In de tussentijd was er echter veel veranderd door de crisis in de jaren dertig, waarbij de koopkracht enorm afnam. De internationale handel, inclusief de zuiveluitvoer, werd door de crisis enorm hard geraakt. De prijs van zuivel kwam in een vrije val, waardoor de financiële positie van de boeren in het gedrang kwamen. Daarom trad op 21 juli 1932 de Crisis-Zuivelwet in werking waarbij melkveehouders steun kregen in vorm van prijsgaranties. De hoeveelheid melkvet in de productie was daarbij bepalend. Hierbij werd uitgegaan van een kiloprijs van ongeveer 5 cent die de melkveehouder in ieder geval moest ontvangen.[2] Dit maakte de melkcontroles interessanter omdat melkveehouders dan konden selecteren op de koeien met de hoogste vetproductie per liter melk.
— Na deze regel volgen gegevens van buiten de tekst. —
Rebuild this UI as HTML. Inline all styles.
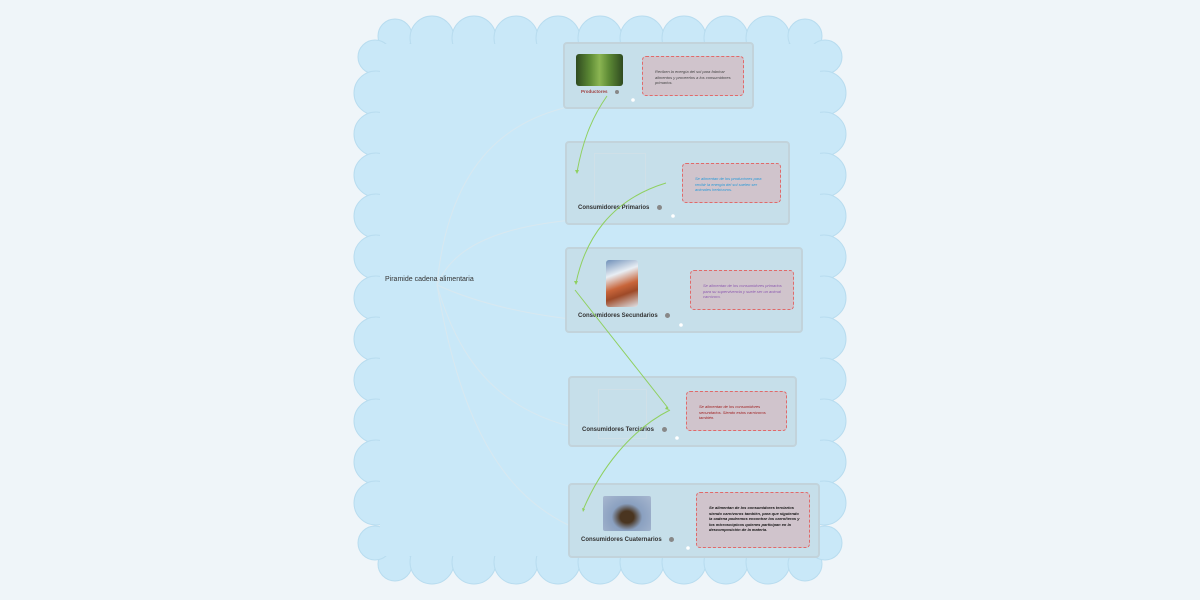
<!DOCTYPE html>
<html><head><meta charset="utf-8"><style>
body{margin:0;width:1200px;height:600px;background:#eff5f9;position:relative;overflow:hidden;font-family:"Liberation Sans",sans-serif}
.a{position:absolute}
.box{position:absolute;background:#c6dfea;border:2px solid #c2d3db;border-radius:4px;box-sizing:border-box}
.note{position:absolute;background:#d0c4cc;border:1.5px dashed #e06a6a;border-radius:4px;box-sizing:border-box;font-size:4px;font-style:italic;line-height:5.5px;padding:12px 8px 0 12px}
.lbl{position:absolute;font-size:6px;font-weight:bold;color:#333}
.ph{position:absolute;border:1px solid #cfe0e8}
.ic{display:inline-block;width:5px;height:5px;border-radius:50%;background:#888;margin-left:6px;vertical-align:middle}
</style></head><body>
<svg class="a" style="left:0;top:0" width="1200" height="600">
<g fill="#c9e8f8" stroke="#b8dcef" stroke-width="1">
<g id="t">
<circle cx="395" cy="36" r="17"/><circle cx="432" cy="38" r="22"/><circle cx="474" cy="38" r="22"/><circle cx="516" cy="38" r="22"/><circle cx="558" cy="38" r="22"/><circle cx="600" cy="38" r="22"/><circle cx="642" cy="38" r="22"/><circle cx="684" cy="38" r="22"/><circle cx="726" cy="38" r="22"/><circle cx="768" cy="38" r="22"/><circle cx="805" cy="36" r="17"/>
</g>
<use href="#t" transform="translate(0,600) scale(1,-1)"/>
<circle cx="375" cy="57" r="17"/><circle cx="825" cy="57" r="17"/>
<circle cx="375" cy="543" r="17"/><circle cx="825" cy="543" r="17"/>
<g id="l">
<circle cx="376" cy="93" r="22"/><circle cx="376" cy="134" r="22"/><circle cx="376" cy="175" r="22"/><circle cx="376" cy="216" r="22"/><circle cx="376" cy="257" r="22"/><circle cx="376" cy="298" r="22"/><circle cx="376" cy="339" r="22"/><circle cx="376" cy="380" r="22"/><circle cx="376" cy="421" r="22"/><circle cx="376" cy="462" r="22"/><circle cx="376" cy="503" r="22"/>
</g>
<use href="#l" transform="translate(1200,0) scale(-1,1)"/>
</g>
<rect x="380" y="44" width="440" height="512" fill="#c9e8f8"/>
<g fill="none" stroke="#d8e8f0" stroke-width="1">
<path d="M437 285 C450 150 520 100 633 100"/>
<path d="M437 285 C460 230 540 216 673 216"/>
<path d="M437 285 C470 300 540 325 681 325"/>
<path d="M437 285 C470 400 540 438 677 438"/>
<path d="M437 285 C470 480 540 548 688 548"/>
</g>
</svg>
<div class="a" style="left:385px;top:276px;font-size:7px;color:#333">Piramide cadena alimentaria</div>

<div class="box" style="left:563px;top:42px;width:191px;height:67px"></div>
<div class="a" style="left:576px;top:54px;width:47px;height:32px;border-radius:3px;background:linear-gradient(90deg,#2f4a20,#5d8a35 30%,#8bb552 50%,#5d8a35 70%,#2f4a20);"></div>
<div class="lbl" style="left:581px;top:89px;font-size:4.5px;color:#a04040">Productores <span class="ic" style="width:4px;height:4px"></span></div>
<div class="note" style="left:642px;top:56px;width:102px;height:40px;color:#444;padding-left:12px">Reciben la energía del sol para fabricar alimentos y proveerlos a los consumidores primarios.</div>

<div class="box" style="left:565px;top:141px;width:225px;height:84px"></div>
<div class="ph" style="left:594px;top:153px;width:50px;height:49px"></div>
<div class="lbl" style="left:578px;top:205px">Consumidores Primarios <span class="ic"></span></div>
<div class="note" style="left:682px;top:163px;width:99px;height:40px;color:#2a9ad8">Se alimentan de los productores para recibir la energía del sol suelen ser animales herbívoros.</div>

<div class="box" style="left:565px;top:247px;width:238px;height:86px"></div>
<div class="a" style="left:606px;top:260px;width:32px;height:47px;border-radius:3px;background:linear-gradient(160deg,#6e8fb8,#e8eef4 30%,#c8653a 55%,#9e4a28 70%,#e0e4ea)"></div>
<div class="lbl" style="left:578px;top:313px">Consumidores Secundarios <span class="ic"></span></div>
<div class="note" style="left:690px;top:270px;width:104px;height:40px;color:#8c5ab0">Se alimentan de los consumidores primarios para su supervivencia y suele ser un animal carnívoro.</div>

<div class="box" style="left:568px;top:376px;width:229px;height:71px"></div>
<div class="ph" style="left:598px;top:389px;width:47px;height:48px"></div>
<div class="lbl" style="left:582px;top:427px">Consumidores Terciarios <span class="ic"></span></div>
<div class="note" style="left:686px;top:391px;width:101px;height:40px;color:#a02020">Se alimentan de los consumidores secundarios.  Siendo estos carnívoros también.</div>

<div class="box" style="left:568px;top:483px;width:252px;height:75px"></div>
<div class="a" style="left:603px;top:496px;width:48px;height:35px;border-radius:2px;background:radial-gradient(ellipse at 50% 60%,#4a3520 20%,#8aa0c0 45%,#a8b8d0)"></div>
<div class="lbl" style="left:581px;top:537px">Consumidores  Cuaternarios <span class="ic"></span></div>
<div class="note" style="left:696px;top:492px;width:114px;height:56px;color:#111;font-weight:bold;padding-top:12px">Se alimentan de los consumidores terciarios siendo carnívoros también, para que siguiendo la cadena podremos encontrar los carroñeros y los microscópicos quienes participan en la descomposición de la materia.</div>

<svg class="a" style="left:0;top:0" width="1200" height="600">
<g fill="none" stroke="#8fd060" stroke-width="1">
<path d="M607 96 C590 120 582 145 577 172"/>
<path d="M666 183 C610 200 585 240 576 283"/>
<path d="M575 290 L668 408"/>
<path d="M670 410 C630 430 600 470 583 510"/>
</g>
<g fill="#8fd060">
<path d="M577 174 l-2 -4 l4 0z"/><path d="M576 285 l-2 -4 l4 0z"/><path d="M669 410 l-4 -1 l2 -3z"/><path d="M583 512 l-1 -4 l3 1z"/>
</g>
<g fill="#fff"><circle cx="633" cy="100" r="1.8"/><circle cx="673" cy="216" r="1.8"/><circle cx="681" cy="325" r="1.8"/><circle cx="677" cy="438" r="1.8"/><circle cx="688" cy="548" r="1.8"/></g>
</svg>
</body></html>
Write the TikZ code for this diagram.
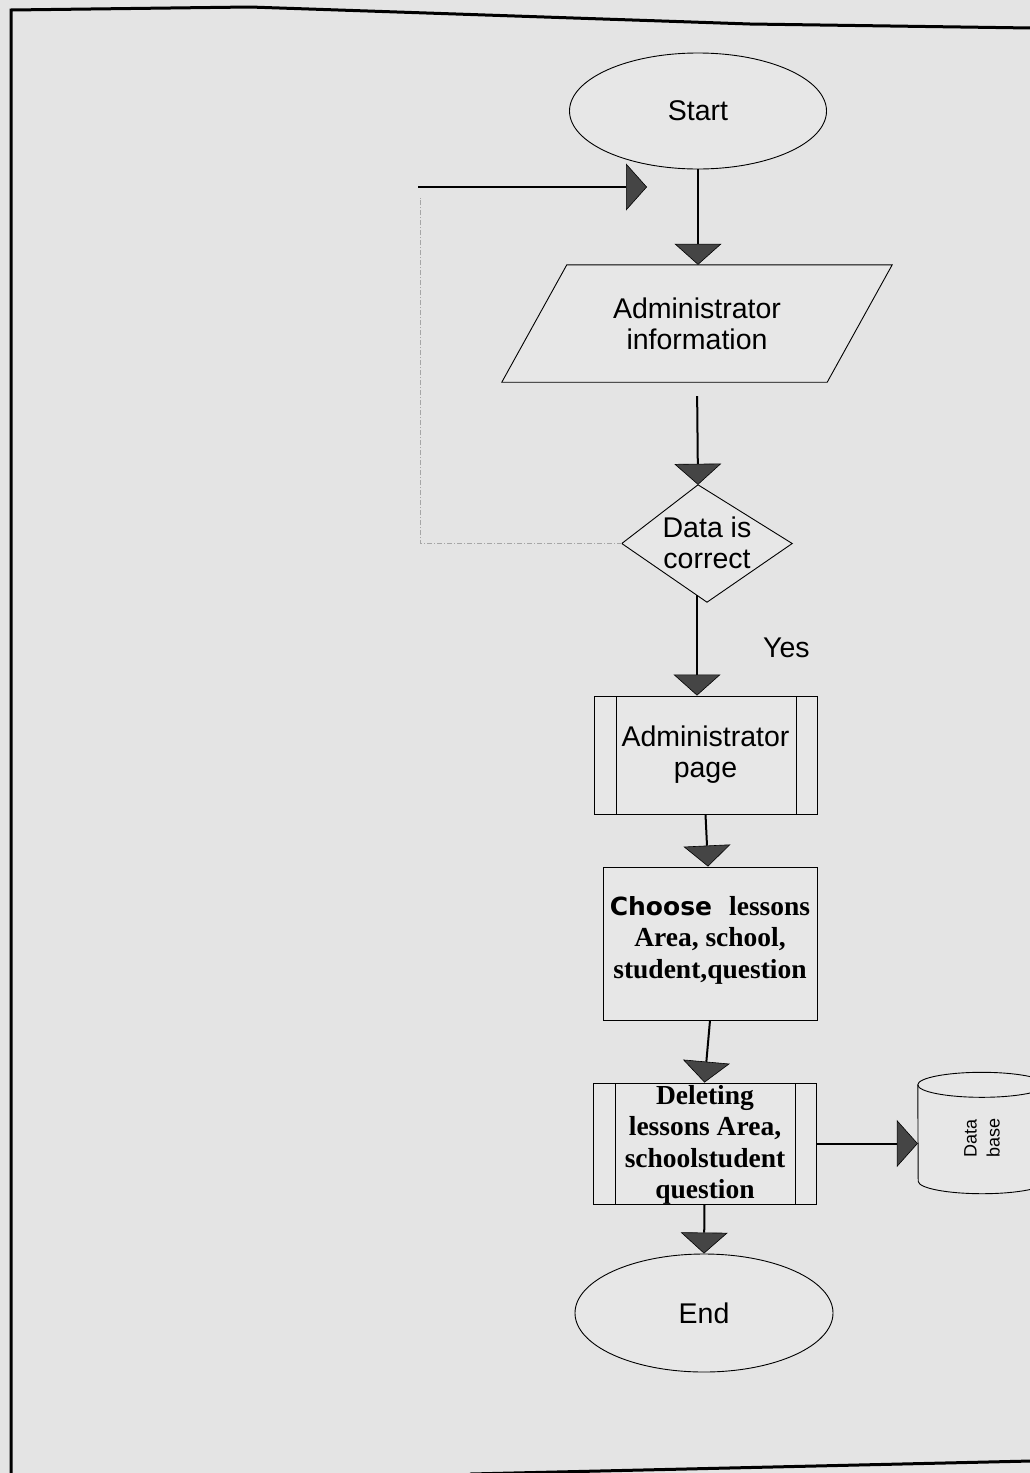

Dit werd nog extra versterkt doordat de Crisis-Zuivelwet het aantal te houden kalveren maximeerde. Daarnaast nam de overheid volwassenen koeien over. Het idee van beide maatregelen was de productie te beperken. Het gevolg was dat de boeren het liefst hun minst producerende koeien of degene met een ziekte als tuberculose onder de leden verkochten[4] Echter volgde al snel de Tweede Wereldoorlog wat de omstandigheden om de melkcontroles uit te breiden bemoeilijkte.[1]

Omdat de wijze waarop de melkcontroles uitgevoerd werden nogal verschilde kwam de overheid in 1929 al met een regelment hierover. Met de oprichting van de CMD trachte men een nog grotere uniformiteit en betrouwbaarheid te bereiken.[5]

Werkwijze[bewerken | brontekst bewerken]

De melkcontrole werd uitgevoerd door gediplomeerde melkcontroleurs met hun assistenten, de 'monsternemers'. De kwamen om de twee tot vier weken naar de boerderij om 's morgens en 's avonds een melkmonster te nemen bij elke koe. Met behulp van een unster werd de melkgift per koe bepaald. Dit mochten alleen unsters zijn die goedgekeurd waren door de PMD.

De monsternemer werd geacht van het begin van het melken aanwezig te zijn en gedurende het hele proces zich te blijven houden op de koeien. Als de emmer bij hem gebracht werd moest hij de melk meerdere keren overgieten. Daarna moest hij 40ml in een flesje stoppen.

De flesjes werden naar het laberatorium gebracht waar een dagmonster werd samengesteld van de avond- en ochtendmelk. Daar werd het gecontroleerd op vetgehaltes. Later zou daar ook eiwitgehaltes bijkomen.

Alle resultaten werden genotered in het melkcontrole boekje, waar ruimte was voor 20 of 40 koeien.